Wednesday, January 6, 2010

You Can Stop Shouting Now

This semester in college includes three literature courses, which means a hefty amount of reading! Fortunately, some of that reading is poetry. Here's one poem introduced to me today in British Literature. Click here for a reading of the poem from the poet himself.
The Shout
Simon Armitage

We went out
into the school yard together, me and the boy
whose name and face

I don't remember. We were testing the range
of the human voice:
he had to shout for all he was worth,

I had to raise an arm
from across the divide to signal back
that the sound had carried.

He called from over the park—I lifted an arm.
Out of bounds,
he yelled from the end of the road,

from the foot of the hill,
from beyond the look-out post of Fretwell's Farm—
I lifted an arm.

He left town, went to be twenty years dead
with a gunshot hole
in the roof of his mouth, in Western Australia.

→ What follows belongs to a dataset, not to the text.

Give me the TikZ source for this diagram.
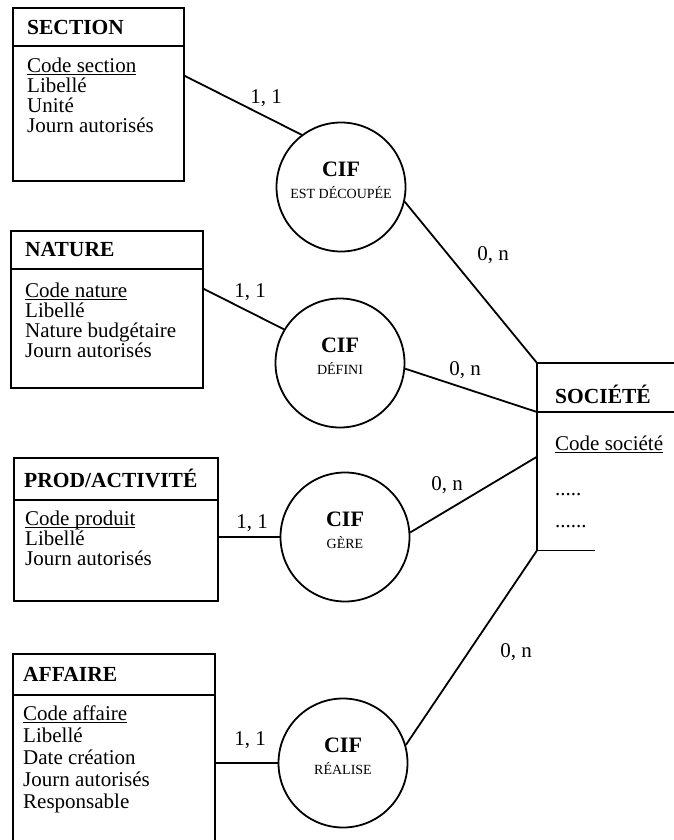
\documentclass[tikz,border=0pt]{standalone}
\usepackage{fontspec}
\setmainfont{Liberation Serif}

\newcommand{\cle}[1]{\underline{\smash{#1}}}

\tikzset{
  cadre/.style={line width=1.8pt},
  entite/.style={draw, cadre, rectangle, anchor=north west, inner sep=0pt},
  assoc/.style={draw, cadre, circle, minimum size=129pt, inner sep=0pt},
  titre/.style={anchor=west, inner sep=0pt, font=\fontsize{21.5}{23}\selectfont\bfseries},
  attr/.style={anchor=west, inner sep=0pt, text height=15pt, text depth=4pt, font=\fontsize{21}{23}\selectfont},
  cif/.style={inner sep=0pt, font=\fontsize{22}{23}\selectfont\bfseries},
  sous/.style={inner sep=0pt, font=\fontsize{14}{15}\selectfont},
  card/.style={inner sep=0pt, font=\fontsize{21}{23}\selectfont},
}

\begin{document}
\begin{tikzpicture}[x=1pt, y=-1pt]
  \path[use as bounding box] (0,0) rectangle (674,840);
  \clip (0,0) rectangle (674,840);

  % entites
  \node[entite, minimum width=171pt, minimum height=173pt] (section) at (12,7) {};
  \draw[cadre] (section.west |- 0,46) -- (section.east |- 0,46);
  \node[titre] (section-t) at (27,27) {SECTION};
  \foreach \txt [count=\i] in {\cle{Code section}, Libellé, Unité, Journ autorisés}
    \node[attr] (section-\i) at (27, 47+20*\i) {\txt};

  \node[entite, minimum width=192pt, minimum height=157pt] (nature) at (10,230) {};
  \draw[cadre] (nature.west |- 0,269) -- (nature.east |- 0,269);
  \node[titre] (nature-t) at (25,249.5) {NATURE};
  \foreach \txt [count=\i] in {\cle{Code nature}, Libellé, Nature budgétaire, Journ autorisés}
    \node[attr] (nature-\i) at (25, 272+20*\i) {\txt};

  \node[entite, minimum width=204pt, minimum height=143pt] (prod) at (13,457) {};
  \draw[cadre] (prod.west |- 0,500) -- (prod.east |- 0,500);
  \node[titre] (prod-t) at (24,478.5) {PROD/ACTIVITÉ};
  \foreach \txt [count=\i] in {\cle{Code produit}, Libellé, Journ autorisés}
    \node[attr] (prod-\i) at (25, 500+20*\i) {\txt};

  \node[entite, minimum width=202pt, minimum height=200pt] (affaire) at (12,653) {};
  \draw[cadre] (affaire.west |- 0,695) -- (affaire.east |- 0,695);
  \node[titre] (affaire-t) at (23,674) {AFFAIRE};
  \foreach \txt [count=\i] in {\cle{Code affaire}, Libellé, Date création, Journ autorisés, Responsable}
    \node[attr] (affaire-\i) at (23, 693+22*\i) {\txt};

  % societe, coupee a droite
  \node[minimum width=200pt, minimum height=187pt, anchor=north west, inner sep=0pt] (societe) at (537,363) {};
  \draw[cadre] (societe.north east) -- (societe.north west) -- (societe.south west) -- ++(58,0);
  \draw[cadre] (societe.west |- 0,412) coordinate (societe-h) -- (societe.east |- 0,412);
  \node[titre] (societe-t) at (555,394) {SOCIÉTÉ};
  \node[attr] (societe-1) at (555,445) {\cle{Code société}};
  \node[attr] (societe-2) at (555,490) {.....};
  \node[attr] (societe-3) at (555,522) {......};

  % associations
  \node[assoc] (estdec) at (341,187) {};
  \node[cif] at ([yshift=18pt]estdec.center) {CIF};
  \node[sous] at ([yshift=-6pt]estdec.center) {EST DÉCOUPÉE};

  \node[assoc] (defini) at (340,363) {};
  \node[cif] at ([yshift=18pt]defini.center) {CIF};
  \node[sous] at ([yshift=-6pt]defini.center) {DÉFINI};

  \node[assoc] (gere) at (345,537) {};
  \node[cif] at ([yshift=18pt]gere.center) {CIF};
  \node[sous] at ([yshift=-6pt]gere.center) {GÈRE};

  \node[assoc] (realise) at (343,763) {};
  \node[cif] at ([yshift=18pt]realise.center) {CIF};
  \node[sous] at ([yshift=-6pt]realise.center) {RÉALISE};

  % liens
  \draw[cadre] ([yshift=18.5pt]section.east) -- (estdec.127);
  \draw[cadre] (estdec.347) -- (societe.north west);
  \draw[cadre] ([yshift=20.5pt]nature.east) -- (defini.149);
  \draw[cadre] (defini.355) -- (societe-h);
  \draw[cadre] (prod.east |- gere.center) -- (gere.west);
  \draw[cadre] (gere.4) -- (societe.west);
  \draw[cadre] (affaire.east |- realise.center) -- (realise.west);
  \draw[cadre] (realise.16) -- (societe.south west);

  % cardinalites
  \node[card] at (266,98) {1, 1};
  \node[card] at (493,255) {0, n};
  \node[card] at (250,292) {1, 1};
  \node[card] at (465,370) {0, n};
  \node[card] at (252,523) {1, 1};
  \node[card] at (447,485) {0, n};
  \node[card] at (250,740) {1, 1};
  \node[card] at (516,652) {0, n};
\end{tikzpicture}
\end{document}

Boy with the name and face I don't remember,
you can stop shouting now, I can still hear you.
Simon Armitage is a popular poet of England, still currently writing. "The Shout" was published in a book by the same title in 2005. I like to find poets, new to me, who have a solid career in the past and more to come in the future. I think Mr. Armitage and I could become good friends. I am eager to read more of his work.

Feel free to visit the Simon Armitage Web Site to peruse his impressive work, which expands well beyond the world of poetry.

1 comment:

Conner7and8 said...

Have you ever read the work of Patrick Rosal? I also really enjoy Mattea Harvey. I hope you get a chance to check them out soon!